Heterogeneous chlorine chemistry in the tropopause region

Abstract

Satellite observations of cloud optical depths and occurrence frequencies are used as input to a two-dimensional numerical model of the chemistry and dynamics of the atmosphere to study the effects of heterogeneous reactions on cloud surfaces upon chemical composition and ozone depletion in the tropopause region. Efficient reactions of ClONO2 with HCl and H2O, and of HOCl with HCl, are likely to take place on the surfaces of cirrus clouds [Borrmann et al., 1996] and perturb chlorine chemistry, much as they do on polar stratospheric clouds present at higher altitudes and colder temperatures. Because of the very low predicted background abundances of ClO near the tropopause, such reactions could enhance the local ClO mixing ratios by up to 30-fold at midlatitudes.

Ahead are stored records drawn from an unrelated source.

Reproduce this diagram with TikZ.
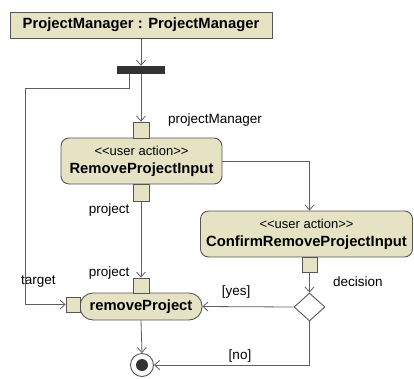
\documentclass[tikz,border=0pt]{standalone}
\usepackage{fontspec}
\setmainfont{Liberation Sans}[Ligatures=TeXOff]
\usetikzlibrary{arrows.meta,shapes.geometric}
\definecolor{beige}{RGB}{229,227,196}
\definecolor{edge}{RGB}{85,85,85}
\definecolor{wire}{RGB}{95,95,95}
\tikzset{
  arr/.style={draw=wire,line width=0.8pt,-{Straight Barb[length=5pt,width=9pt,line width=0.8pt]}},
  ln/.style={draw=wire,line width=0.8pt},
  actbox/.style={draw=edge,fill=beige,line width=0.9pt,rounded corners=8pt,inner sep=0pt,align=center},
  pinbox/.style={draw=edge,fill=beige,line width=0.8pt,inner sep=0pt},
  lbl/.style={inner sep=0pt,font=\fontsize{13.5}{16}\selectfont},
  bfont/.style={font=\bfseries\fontsize{14.8}{18}\selectfont},
}
\begin{document}
\begin{tikzpicture}[x=1pt,y=-1pt]
\useasboundingbox (0,0) rectangle (414,378);
% labels drawn first (line may overlap)
\node[lbl,anchor=west] (ltarget) at (21,282) {target};
% top object node
\node[draw=edge,fill=beige,line width=1pt,inner sep=0pt,minimum width=262pt,minimum height=26pt,bfont] (pm) at (141,25) {ProjectManager : ProjectManager};
% fork
\node[fill=black!80,inner sep=0pt,minimum width=48pt,minimum height=8pt] (fork) at (141,70) {};
% actions
\node[actbox,minimum width=161pt,minimum height=46pt,font=\fontsize{13}{18}\selectfont] (rpi) at (141.5,161) {<<user action>>\\{\bfseries\fontsize{14.8}{18}\selectfont RemoveProjectInput}};
\node[actbox,minimum width=212pt,minimum height=46pt,font=\fontsize{13}{18}\selectfont] (crpi) at (306.5,234) {<<user action>>\\{\bfseries\fontsize{14.8}{18}\selectfont ConfirmRemoveProjectInput}};
\node[actbox,rounded corners=13pt,minimum width=122pt,minimum height=27pt,bfont] (rem) at (141,306.5) {removeProject};
% pins
\node[pinbox,minimum width=16pt,minimum height=16pt] (pin1) at (141,130) {};
\node[pinbox,minimum width=16pt,minimum height=17pt] (pin2) at (141,192.5) {};
\node[pinbox,minimum width=16pt,minimum height=15pt] (pin3) at (141,285.5) {};
\node[pinbox,minimum width=14pt,minimum height=15pt] (pinL) at (73,304.5) {};
\node[pinbox,minimum width=15pt,minimum height=15pt] (pin4) at (309.5,264.5) {};
% decision
\node[diamond,draw=edge,fill=white,line width=0.9pt,inner sep=0pt,minimum width=31pt,minimum height=28pt] (dec) at (309.5,307) {};
% final node
\node[circle,draw=edge,fill=white,line width=0.9pt,inner sep=0pt,minimum size=23pt] (final) at (142,365) {};
\node[circle,fill=black!80,inner sep=0pt,minimum size=12pt] (finaldot) at (final.center) {};
% labels
\node[lbl,anchor=west] (lpm) at (168,120) {projectManager};
\node[lbl,anchor=east] (lproj1) at (129.5,210) {project};
\node[lbl,anchor=east] (lproj2) at (129.5,273) {project};
\node[lbl,anchor=west] (ldec) at (333,282) {decision};
\node[lbl] (lyes) at (236,292) {[yes]};
\node[lbl] (lno) at (240,356) {[no]};
% connectors
\coordinate (c1) at (25,88);
\draw[arr] (pm.south) -- (fork.north);
\draw[arr] (fork.south) -- (pin1.north);
\draw[arr] ([xshift=-12pt]fork.south) |- (c1) |- (pinL.west);
\draw[arr] (pin2.south) -- (pin3.north);
\draw[arr] (rpi.east) -| (crpi.north -| pin4.north);
\draw[arr] (pin4.south) -- (dec.north);
\draw[arr] (dec.west) -- (rem.east);
\draw[arr] (dec.south) |- (final.east);
\draw[arr] (rem.south) -- (final.north);
\end{tikzpicture}
\end{document}
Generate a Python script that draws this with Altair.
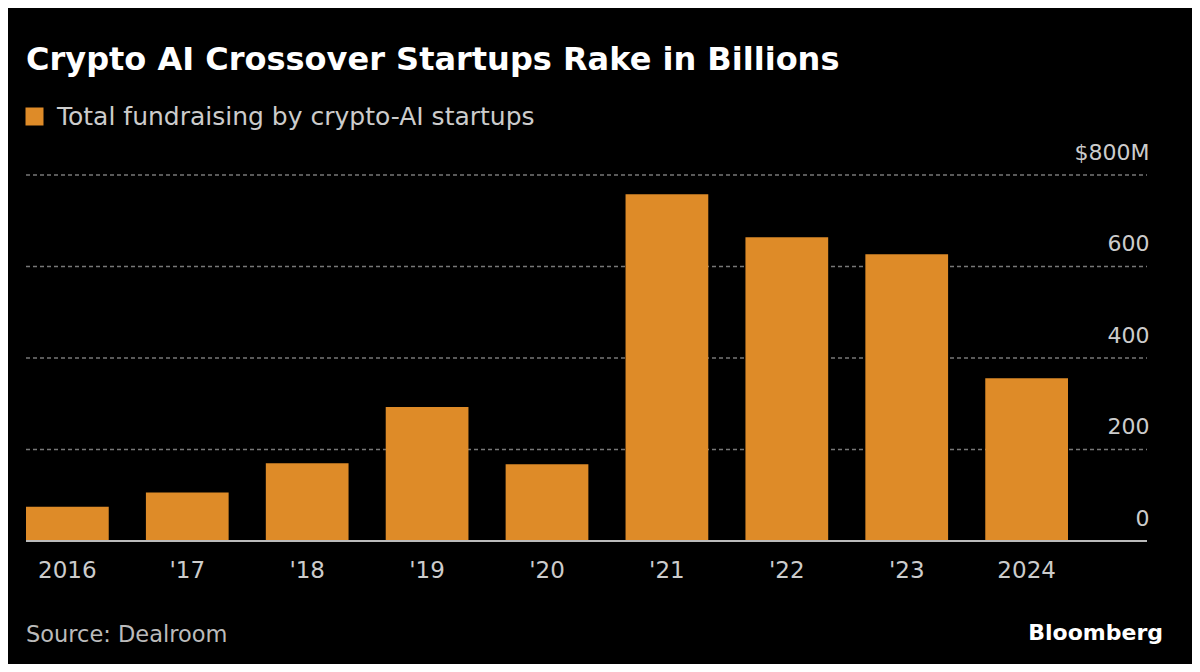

Substantial perturbations are also predicted for related chemical species (e.g., HCl, HOCl, ClONO2, NO2, HO2) in the midlatitude and tropical tropopause regions due to these heterogeneous reactions. If cirrus clouds occur with sufficient frequency and spatial extent, they could influence not only the chemical composition but also the ozone depletion in the region near the tropopause. Because of variations in observed cloud occurrence frequency and in photochemical and dynamical timescales, the presence of cirrus clouds likely has its largest effect on ozone near the midlatitude tropopause of the northern hemisphere in summer.